■ ENTRIES ■
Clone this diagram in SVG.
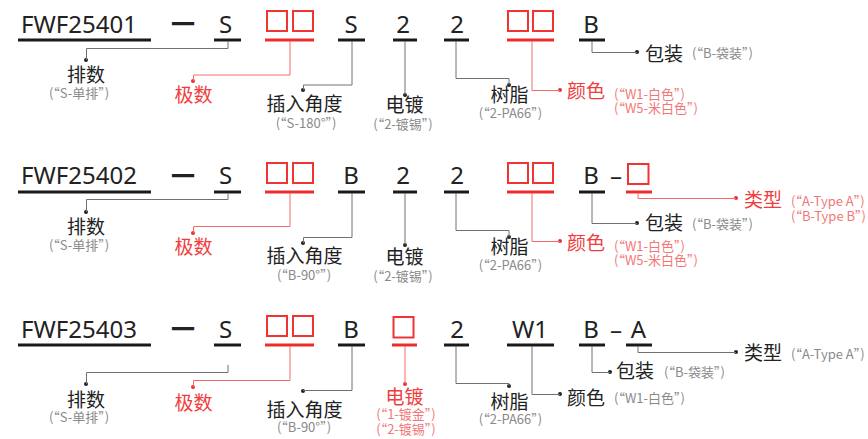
<svg xmlns="http://www.w3.org/2000/svg" width="868" height="439" viewBox="0 0 868 439">
<style>
text{font-family:"Noto Sans CJK SC",sans-serif}
.code{font-family:"Noto Sans","Noto Sans CJK SC",sans-serif;font-size:24px;fill:#222;text-anchor:middle}
.dash{font-size:24px;fill:#222;text-anchor:middle;font-weight:700}
.box{fill:none;stroke:#f03434;stroke-width:2}
.lbl{font-size:19px;fill:#222;text-anchor:middle}
.lbs{font-size:19px;fill:#222}
.sub{font-size:13px;fill:#8a8a8a;text-anchor:middle}
.subs{font-size:13px;fill:#8a8a8a}
.r{fill:#f03c3c}
.rs{fill:#f27878}
.bar{stroke:#1a1a1a;stroke-width:3}
.rbar{stroke:#ee2c2c;stroke-width:3}
.cn{fill:none;stroke:#707070;stroke-width:1}
.rcn{fill:none;stroke:#f46a6a;stroke-width:1}
.dot{fill:#222}
.rdot{fill:#ee2c2c}
</style>

<g id="row1">
<g id="r1-code"><text class="code" x="79" y="33">FWF25401</text><text class="dash" x="183" y="33">一</text><line class="bar" x1="18" y1="40" x2="151" y2="40"/></g>
<g id="r1-s"><text class="code" x="225.5" y="33">S</text><line class="bar" x1="214" y1="40" x2="241" y2="40"/></g>
<g id="r1-poles"><rect class="box" x="267" y="11" width="20" height="20"/><rect class="box" x="293" y="11" width="20" height="20"/><line class="rbar" x1="265" y1="40" x2="314" y2="40"/></g>
<g id="r1-angle"><text class="code" x="351" y="33">S</text><line class="bar" x1="338" y1="40" x2="365" y2="40"/></g>
<g id="r1-plating"><text class="code" x="403" y="33">2</text><line class="bar" x1="393" y1="40" x2="417" y2="40"/></g>
<g id="r1-resin"><text class="code" x="457" y="33">2</text><line class="bar" x1="444" y1="40" x2="469" y2="40"/></g>
<g id="r1-color"><rect class="box" x="508" y="11" width="20" height="20"/><rect class="box" x="533" y="11" width="20" height="20"/><line class="rbar" x1="507" y1="40" x2="554" y2="40"/></g>
<g id="r1-pack"><text class="code" x="591" y="33">B</text><line class="bar" x1="579" y1="40" x2="605" y2="40"/></g>

<g id="r1-l-rows"><circle class="dot" cx="86" cy="60" r="2"/><text class="lbl" x="86" y="81.5">排数</text><text class="sub" x="79" y="97.5">(“S-单排”)</text></g>
<g id="r1-l-poles"><circle class="rdot" cx="193" cy="81" r="2"/><text class="lbl r" x="193.5" y="102">极数</text></g>
<g id="r1-l-angle"><circle class="dot" cx="303" cy="90" r="2"/><text class="lbl" x="304.5" y="111">插入角度</text><text class="sub" x="306" y="127.5">(“S-180°”)</text></g>
<g id="r1-l-plating"><circle class="dot" cx="405" cy="95" r="2"/><text class="lbl" x="404.5" y="112">电镀</text><text class="sub" x="403" y="128.5">(“2-镀锡”)</text></g>
<g id="r1-l-resin"><circle class="dot" cx="509" cy="85" r="2"/><text class="lbl" x="509.5" y="102">树脂</text><text class="sub" x="510.5" y="117.5">(“2-PA66”)</text></g>
<g id="r1-l-color"><circle class="rdot" cx="560" cy="90" r="2"/><text class="lbs r" x="567" y="98">颜色</text><text class="subs rs" x="614" y="99">(“W1-白色”)</text><text class="subs rs" x="614" y="113">(“W5-米白色”)</text></g>
<g id="r1-l-pack"><circle class="dot" cx="637" cy="52" r="2"/><text class="lbs" x="645" y="60.5">包装</text><text class="subs" x="692" y="57.5">(“B-袋装”)</text></g>
</g>

<g id="row2">
<g id="r2-code"><text class="code" x="79" y="184">FWF25402</text><text class="dash" x="183" y="185">一</text><line class="bar" x1="18" y1="192" x2="151" y2="192"/></g>
<g id="r2-s"><text class="code" x="225.5" y="184">S</text><line class="bar" x1="214" y1="192" x2="241" y2="192"/></g>
<g id="r2-poles"><rect class="box" x="267" y="163" width="20" height="20"/><rect class="box" x="293" y="163" width="20" height="20"/><line class="rbar" x1="265" y1="192" x2="314" y2="192"/></g>
<g id="r2-angle"><text class="code" x="351" y="184">B</text><line class="bar" x1="338" y1="192" x2="365" y2="192"/></g>
<g id="r2-plating"><text class="code" x="403" y="184">2</text><line class="bar" x1="393" y1="192" x2="417" y2="192"/></g>
<g id="r2-resin"><text class="code" x="457" y="184">2</text><line class="bar" x1="444" y1="192" x2="469" y2="192"/></g>
<g id="r2-color"><rect class="box" x="508" y="163" width="20" height="20"/><rect class="box" x="533" y="163" width="20" height="20"/><line class="rbar" x1="507" y1="192" x2="554" y2="192"/></g>
<g id="r2-pack"><text class="code" x="591" y="184">B</text><text class="code" x="616" y="184">–</text><line class="bar" x1="579" y1="192" x2="605" y2="192"/></g>
<g id="r2-type"><rect class="box" x="628" y="164" width="20.5" height="20"/><line class="rbar" x1="626" y1="192" x2="652" y2="192"/></g>

<g id="r2-l-rows"><circle class="dot" cx="86" cy="212" r="2"/><text class="lbl" x="86" y="233.5">排数</text><text class="sub" x="79" y="249.5">(“S-单排”)</text></g>
<g id="r2-l-poles"><circle class="rdot" cx="193" cy="233" r="2"/><text class="lbl r" x="193.5" y="254">极数</text></g>
<g id="r2-l-angle"><circle class="dot" cx="303" cy="243" r="2"/><text class="lbl" x="304.5" y="263">插入角度</text><text class="sub" x="304" y="279.5">(“B-90°”)</text></g>
<g id="r2-l-plating"><circle class="dot" cx="405" cy="245" r="2"/><text class="lbl" x="404.5" y="264">电镀</text><text class="sub" x="403" y="280.5">(“2-镀锡”)</text></g>
<g id="r2-l-resin"><circle class="dot" cx="509" cy="237" r="2"/><text class="lbl" x="509.5" y="254">树脂</text><text class="sub" x="510.5" y="269.5">(“2-PA66”)</text></g>
<g id="r2-l-color"><circle class="rdot" cx="560" cy="241" r="2"/><text class="lbs r" x="567" y="250">颜色</text><text class="subs rs" x="614" y="251">(“W1-白色”)</text><text class="subs rs" x="614" y="265">(“W5-米白色”)</text></g>
<g id="r2-l-pack"><circle class="dot" cx="637" cy="223" r="2"/><text class="lbs" x="645" y="230">包装</text><text class="subs" x="692" y="229">(“B-袋装”)</text></g>
<g id="r2-l-type"><circle class="rdot" cx="736" cy="198" r="2"/><text class="lbs r" x="744" y="206.5">类型</text><text class="subs rs" x="791" y="206">(“A-Type A”)</text><text class="subs rs" x="791" y="221">(“B-Type B”)</text></g>
</g>

<g id="row3">
<g id="r3-code"><text class="code" x="79" y="338">FWF25403</text><text class="dash" x="183" y="338">一</text><line class="bar" x1="18" y1="345" x2="151" y2="345"/></g>
<g id="r3-s"><text class="code" x="225.5" y="338">S</text><line class="bar" x1="214" y1="345" x2="241" y2="345"/></g>
<g id="r3-poles"><rect class="box" x="267" y="316" width="20" height="20"/><rect class="box" x="293" y="316" width="20" height="20"/><line class="rbar" x1="265" y1="345" x2="314" y2="345"/></g>
<g id="r3-angle"><text class="code" x="351" y="338">B</text><line class="bar" x1="338" y1="345" x2="365" y2="345"/></g>
<g id="r3-plating"><rect class="box" x="393.5" y="317" width="20" height="20.5"/><line class="rbar" x1="392" y1="345" x2="417" y2="345"/></g>
<g id="r3-resin"><text class="code" x="457" y="338">2</text><line class="bar" x1="444" y1="345" x2="469" y2="345"/></g>
<g id="r3-color"><text class="code" x="530" y="338">W1</text><line class="bar" x1="507" y1="345" x2="554" y2="345"/></g>
<g id="r3-pack"><text class="code" x="591" y="338">B</text><text class="code" x="616" y="338">–</text><line class="bar" x1="579" y1="345" x2="605" y2="345"/></g>
<g id="r3-type"><text class="code" x="638.5" y="338">A</text><line class="bar" x1="626" y1="345" x2="652" y2="345"/></g>

<g id="r3-l-rows"><circle class="dot" cx="86" cy="384" r="2"/><text class="lbl" x="86" y="406.5">排数</text><text class="sub" x="79" y="421.5">(“S-单排”)</text></g>
<g id="r3-l-poles"><circle class="rdot" cx="193" cy="387" r="2"/><text class="lbl r" x="193.5" y="410">极数</text></g>
<g id="r3-l-angle"><circle class="dot" cx="303" cy="391" r="2"/><text class="lbl" x="304.5" y="416.5">插入角度</text><text class="sub" x="304" y="432">(“B-90°”)</text></g>
<g id="r3-l-plating"><circle class="rdot" cx="405" cy="384" r="2"/><text class="lbl r" x="404.5" y="404">电镀</text><text class="sub rs" x="406" y="419">(“1-镀金”)</text><text class="sub rs" x="406" y="434">(“2-镀锡”)</text></g>
<g id="r3-l-resin"><circle class="dot" cx="509" cy="386" r="2"/><text class="lbl" x="509.5" y="409">树脂</text><text class="sub" x="510.5" y="424">(“2-PA66”)</text></g>
<g id="r3-l-color"><circle class="dot" cx="560" cy="394" r="2"/><text class="lbs" x="567" y="404.5">颜色</text><text class="subs" x="614" y="403">(“W1-白色”)</text></g>
<g id="r3-l-pack"><circle class="dot" cx="610" cy="372" r="2"/><text class="lbs" x="616" y="378">包装</text><text class="subs" x="664" y="377">(“B-袋装”)</text></g>
<g id="r3-l-type"><circle class="dot" cx="736" cy="352" r="2"/><text class="lbs" x="744" y="360">类型</text><text class="subs" x="791" y="359">(“A-Type A”)</text></g>
</g>

<g id="connectors">
<path class="cn" d="M228 41V48.5H86.5V60"/>
<path class="rcn" d="M290 41V75H193.5V81"/>
<path class="cn" d="M352 41V85H303.5V90"/>
<path class="cn" d="M405 41V95"/>
<path class="cn" d="M456 41V78.5H509V85"/>
<path class="rcn" d="M532 41V90.5H560"/>
<path class="cn" d="M592 41V52.5H637"/>

<path class="cn" d="M228 193V199.5H86.5V212"/>
<path class="rcn" d="M290 193V226.5H193.5V233"/>
<path class="cn" d="M352 193V237.5H303.5V243"/>
<path class="cn" d="M405 193V245"/>
<path class="cn" d="M456 193V230.5H509V237"/>
<path class="rcn" d="M532 193V241.5H560"/>
<path class="cn" d="M592 193V223.5H637"/>
<path class="rcn" d="M638 193V198.5H736"/>

<path class="cn" d="M228 365V372.5H86.5V384"/>
<path class="rcn" d="M290 346V380.5H193.5V387"/>
<path class="cn" d="M352 346V390.5H303"/>
<path class="rcn" d="M405 346V384"/>
<path class="cn" d="M456 346V383.5H509V386"/>
<path class="cn" d="M532 346V394.5H560"/>
<path class="cn" d="M592 346V372.5H610"/>
<path class="cn" d="M638 346V352.5H736"/>
</g>
</svg>
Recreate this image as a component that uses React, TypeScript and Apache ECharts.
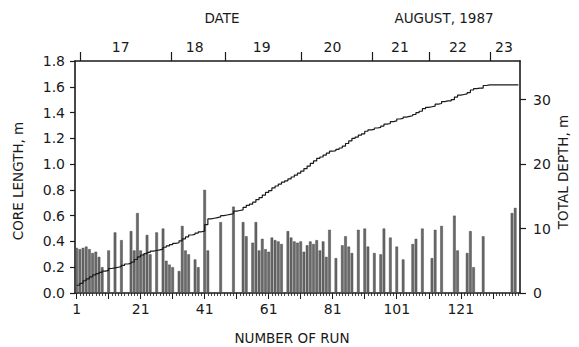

■ REQUIREMENTS ■
Find the word "this" in the records and pull out each line that has it.

■ CORRECT OUTPUT ■
Clone this diagram in SVG.
Recreate this image as a component that uses React, TypeScript and Apache ECharts.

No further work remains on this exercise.